Abstract

In this paper, we describe a case-study exploring the use of 600 MW of power from New Zealand's Manapouri Power Station to produce hydrogen for export via water electrolysis. Three H2 carriers were considered: liquid H2, ammonia, and toluene hydrogenation/methylcyclohexane dehydrogenation. Processes were simulated in Aspen's HYSYS for each of the carriers to determine their associated energy and annualised capital expenditure costs. We found that the total capital investment for all carriers was surprisingly consistent, but with quite different splits between the electrolysis and carrier formation plants. Based on our analysis the energy availability for liquid H2 ranged from 53.9 to 60.7% depending on the energy cost associated with cryogenic H2 liquefaction. The energy availability for liquid ammonia was 37.5% after conversion back to H2, or 53.6% if the ammonia can be used directly as a fuel. For toluene/methylcyclohexane the energy availability was 41.2%. The total of the electricity and annualised capital costs per kg of H2 ranged from NZ$5.63 to NZ$6.43 for liquid H2, NZ$6.24 to NZ$8.91 for ammonia and was NZ$7.86 for toluene/methylcyclohexane, using a net electricity cost of NZ$70/MWh.

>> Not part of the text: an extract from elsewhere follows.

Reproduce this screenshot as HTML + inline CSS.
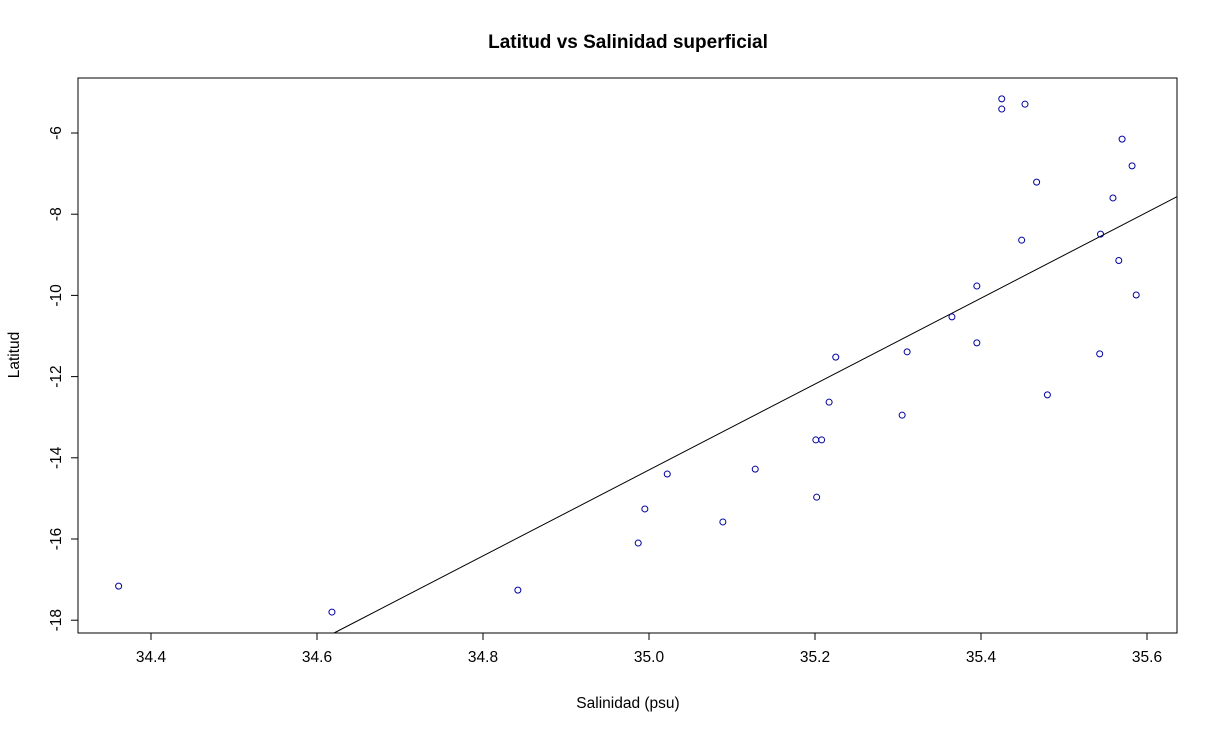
<!DOCTYPE html>
<html><head><meta charset="utf-8"><style>
html,body{margin:0;padding:0;background:#fff}
svg{display:block;font-family:"Liberation Sans",Arial,sans-serif}
</style></head><body>
<svg id="chart" width="1218" height="731">
<text x="628" y="48" text-anchor="middle" font-size="19" font-weight="bold">Latitud vs Salinidad superficial</text>
<rect x="78" y="78" width="1099" height="555" fill="none" stroke="#000" stroke-width="1"/>
<text x="628" y="708" text-anchor="middle" font-size="15.5">Salinidad (psu)</text>
<text transform="translate(19,355) rotate(-90)" text-anchor="middle" font-size="15.5">Latitud</text>
<g id="axes"></g><g id="fit"></g><g id="pts"></g>
</svg>
<script>
const xTicks=[34.4,34.6,34.8,35.0,35.2,35.4,35.6];
const xTickLabels=["34.4","34.6","34.8","35.0","35.2","35.4","35.6"];
const yTicks=[-6,-8,-10,-12,-14,-16,-18];
const yTickLabels=["-6","-8","-10","-12","-14","-16","-18"];
const salinity=[34.361,34.618,34.842,34.987,34.995,35.022,35.089,35.128,35.201,35.208,35.202,35.217,35.225,35.305,35.311,35.365,35.395,35.395,35.425,35.425,35.453,35.467,35.449,35.480,35.543,35.544,35.559,35.566,35.570,35.582,35.587];
const latitude=[-17.16,-17.80,-17.26,-16.10,-15.26,-14.40,-15.58,-14.28,-13.56,-13.56,-14.97,-12.63,-11.52,-12.95,-11.39,-10.53,-9.77,-11.17,-5.16,-5.41,-5.29,-7.21,-8.64,-12.45,-11.44,-8.49,-7.60,-9.14,-6.15,-6.81,-9.99];
const fitCoef=[-384.6,10.58];
const NS="http://www.w3.org/2000/svg";
const X0=78,X1=1177,Y0=78,Y1=633;
const sx=v=>151+(v-34.4)*830;
const sy=v=>133+(-6-v)*40.6;
const sxInv=p=>34.4+(p-151)/830;
const syInv=p=>-6-(p-133)/40.6;
function mk(t,a,parent){const e=document.createElementNS(NS,t);for(const k in a)e.setAttribute(k,a[k]);parent.appendChild(e);return e;}
const axes=document.getElementById('axes');
xTicks.forEach((v,i)=>{
  const l=mk('line',{x1:sx(v),x2:sx(v),y1:Y1,y2:Y1+7,stroke:'#000'},axes);
  
  
  const t=mk('text',{x:sx(v),y:Y1+29,'text-anchor':'middle','font-size':15.5},axes);
  t.textContent=xTickLabels[i];
  
  
});
yTicks.forEach((v,i)=>{
  const l=mk('line',{x1:X0-7,x2:X0,y1:sy(v),y2:sy(v),stroke:'#000'},axes);
  
  
  const t=mk('text',{x:0,y:0,'text-anchor':'middle','font-size':15.5,transform:`translate(${X0-17},${sy(v)}) rotate(-90)`},axes);
  t.textContent=yTickLabels[i];
  
  
});
const f=x=>fitCoef[0]+fitCoef[1]*x;
let xa=sxInv(X0),xb=sxInv(X1);
const yLo=syInv(Y1),yHi=syInv(Y0);
const xAtLo=(yLo-fitCoef[0])/fitCoef[1],xAtHi=(yHi-fitCoef[0])/fitCoef[1];
xa=Math.max(xa,Math.min(xAtLo,xAtHi));xb=Math.min(xb,Math.max(xAtLo,xAtHi));
const fl=mk('line',{x1:sx(xa),y1:sy(f(xa)),x2:sx(xb),y2:sy(f(xb)),stroke:'#000','stroke-width':1},document.getElementById('fit'));


const pts=document.getElementById('pts');
salinity.forEach((s,i)=>{
  const c=mk('circle',{cx:sx(s),cy:sy(latitude[i]),r:3,fill:'none',stroke:'#0000a0','stroke-width':1},pts);
  
  
});
</script>
</body></html>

The cost of hydrogen (or energy in the case of direct use ammonia) was more strongly influenced by the efficiency of energy retention than on capital investment, as the electricity costs contributed approximately two thirds of total costs. In the long-term, liquid hydrogen looks to be the most versatile H2 carrier, but significant infrastructure investment is required.